Due to the hierarchy and responsibilities within a business, we rarely challenge ideas from those above us and hardly consider ideas from those below us. Would you risk your job to be the one to tell the CEO you think her idea won’t work? All too often managers’ egos prevent good ideas from building momentum simply because they came from someone else.
This is not a new challenge. Charles Edward Montague (English journalist, essayist, and novelist 1867-1928) understood this phenomenon when he famously wrote;
“There is no limit to what a man can do so long as he does not care a straw who gets the credit.”
Businesses today need to adopt more idea workshops where such barriers are removed and everyone can openly collaborate to help bring raw ideas to maturity; regardless of the source. Such collaborations should include representation from every department. This not only helps generate ideas that actually work for every department, but also helps with the all-important ‘buy-in’ of ideas that are implemented.
A few final notes about ideas:
1) Ideas are never perfect in their raw form. In fact, they are often quite fragile. They require a delicate touch in regards to the input and experiences of a diverse group or personalities.

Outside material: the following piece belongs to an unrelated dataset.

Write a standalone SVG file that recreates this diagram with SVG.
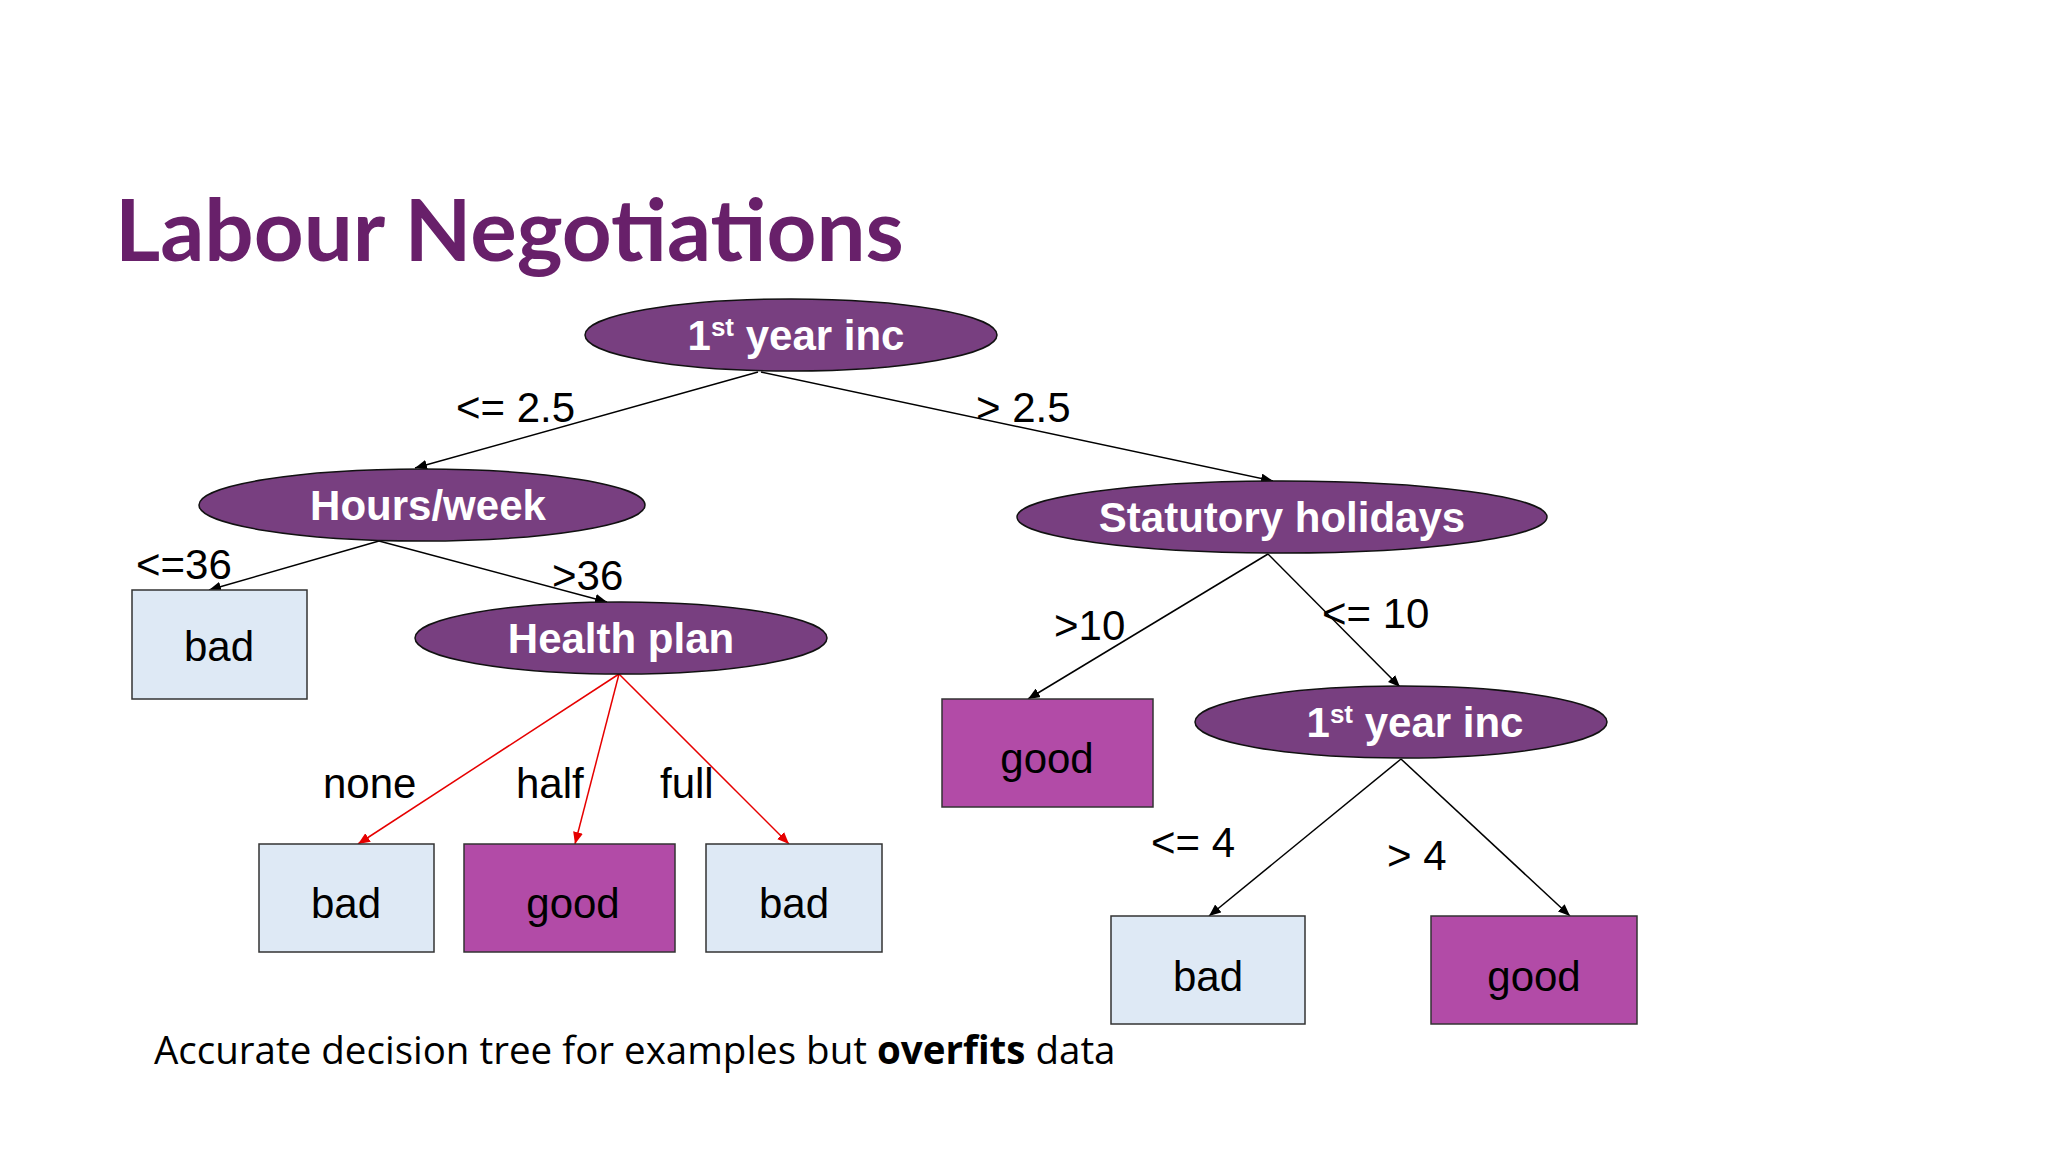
<svg xmlns="http://www.w3.org/2000/svg" width="2048" height="1152" viewBox="0 0 2048 1152">
<style>
.title{font-family:Lato,"Liberation Sans",sans-serif;font-weight:bold;font-size:87px;fill:#68206a}
.dec ellipse{fill:#783f80;stroke:#111;stroke-width:1.5}
.dec text{font-family:"Liberation Sans",Arial,sans-serif;font-weight:bold;font-size:42px;fill:#fff;text-anchor:middle}
.bad rect{fill:#dee9f5;stroke:#333;stroke-width:1.5}
.good rect{fill:#b24ba7;stroke:#333;stroke-width:1.5}
.leaf text{font-family:"Liberation Sans",Arial,sans-serif;font-size:42px;fill:#000;text-anchor:middle}
.lbl{font-family:"Liberation Sans",Arial,sans-serif;font-size:42px;fill:#000}
.edge{stroke:#000;stroke-width:1.5;fill:none;marker-end:url(#ab)}
.edge.red{stroke:#e60000;marker-end:url(#ar)}
.note{font-family:"Open Sans","Noto Sans",sans-serif;font-size:38.5px;fill:#000}
</style>
<defs>
<marker id="ab" viewBox="0 0 12 10" refX="12" refY="5" markerWidth="12" markerHeight="10" markerUnits="userSpaceOnUse" orient="auto"><path d="M0,0 L12,5 L0,10 z" fill="#000"/></marker>
<marker id="ar" viewBox="0 0 12 10" refX="12" refY="5" markerWidth="12" markerHeight="10" markerUnits="userSpaceOnUse" orient="auto"><path d="M0,0 L12,5 L0,10 z" fill="#e60000"/></marker>
</defs>
<rect width="2048" height="1152" fill="#fff"/>
<text class="title" x="115" y="261">Labour Negotiations</text>

<g id="connectors">
<line class="edge" x1="758" y1="372" x2="415" y2="468"/>
<line class="edge" x1="761" y1="372" x2="1273" y2="481"/>
<line class="edge" x1="379" y1="541" x2="209" y2="590"/>
<line class="edge" x1="379" y1="541" x2="607" y2="602"/>
<line class="edge red" x1="619" y1="674" x2="358" y2="844"/>
<line class="edge red" x1="619" y1="674" x2="575" y2="844"/>
<line class="edge red" x1="619" y1="674" x2="789" y2="844"/>
<line class="edge" x1="1268" y1="554" x2="1028" y2="699"/>
<line class="edge" x1="1268" y1="554" x2="1400" y2="687"/>
<line class="edge" x1="1401" y1="759" x2="1209" y2="916"/>
<line class="edge" x1="1401" y1="759" x2="1570" y2="916"/>
</g>

<g id="labels">
<text class="lbl" x="456" y="422">&lt;= 2.5</text>
<text class="lbl" x="976" y="422">&gt; 2.5</text>
<text class="lbl" x="136" y="579">&lt;=36</text>
<text class="lbl" x="552" y="590">&gt;36</text>
<text class="lbl" x="1054" y="640">&gt;10</text>
<text class="lbl" x="1322" y="628">&lt;= 10</text>
<text class="lbl" x="323" y="798">none</text>
<text class="lbl" x="516" y="798">half</text>
<text class="lbl" x="660" y="798">full</text>
<text class="lbl" x="1151" y="857">&lt;= 4</text>
<text class="lbl" x="1387" y="870">&gt; 4</text>
</g>

<g id="root" class="dec">
<ellipse cx="791" cy="335" rx="206" ry="36"/>
<text x="796" y="350">1<tspan font-size="26" dy="-14">st</tspan><tspan dy="14"> year inc</tspan></text>
</g>
<g id="hours" class="dec">
<ellipse cx="422" cy="505" rx="223" ry="36"/>
<text x="428" y="520">Hours/week</text>
</g>
<g id="statutory" class="dec">
<ellipse cx="1282" cy="517" rx="265" ry="36"/>
<text x="1282" y="532">Statutory holidays</text>
</g>
<g id="health" class="dec">
<ellipse cx="621" cy="638" rx="206" ry="36"/>
<text x="621" y="653">Health plan</text>
</g>
<g id="year2" class="dec">
<ellipse cx="1401" cy="722" rx="206" ry="36"/>
<text x="1415" y="737">1<tspan font-size="26" dy="-14">st</tspan><tspan dy="14"> year inc</tspan></text>
</g>

<g id="leaf-bad1" class="leaf bad">
<rect x="132" y="590" width="175" height="109"/>
<text x="219" y="661">bad</text>
</g>
<g id="leaf-good1" class="leaf good">
<rect x="942" y="699" width="211" height="108"/>
<text x="1047" y="773">good</text>
</g>
<g id="leaf-bad2" class="leaf bad">
<rect x="259" y="844" width="175" height="108"/>
<text x="346" y="918">bad</text>
</g>
<g id="leaf-good2" class="leaf good">
<rect x="464" y="844" width="211" height="108"/>
<text x="573" y="918">good</text>
</g>
<g id="leaf-bad3" class="leaf bad">
<rect x="706" y="844" width="176" height="108"/>
<text x="794" y="918">bad</text>
</g>
<g id="leaf-bad4" class="leaf bad">
<rect x="1111" y="916" width="194" height="108"/>
<text x="1208" y="991">bad</text>
</g>
<g id="leaf-good3" class="leaf good">
<rect x="1431" y="916" width="206" height="108"/>
<text x="1534" y="991">good</text>
</g>

<text class="note" x="154" y="1064">Accurate decision tree for examples but <tspan font-weight="bold">overfits</tspan> data</text>
</svg>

2) Ideas don’t do anybody much good just bouncing around in our brains. Besides opportunities for improvement; sharing helps make ‘room’ for more ideas to come.
3) Each of us have unlimited potential for creating ideas. It is one of the gifts of being a human; yet this skill needs to be developed and supported throughout our lives or else it will wither away.
4) None of us has exclusive rights – or even a higher percentage – of good, bad, large, or small, etc. ideas. The only way to have more ‘good’ ideas is to simply have LOTS of ideas; and to share them with other people. You never know when a ‘silly’ idea like an automobile made from an assembly line, or an electric incandescent light bulb, or a personal computer can come along and change the world.
When you build better mechanisms for handling ideas; you will get better ideas!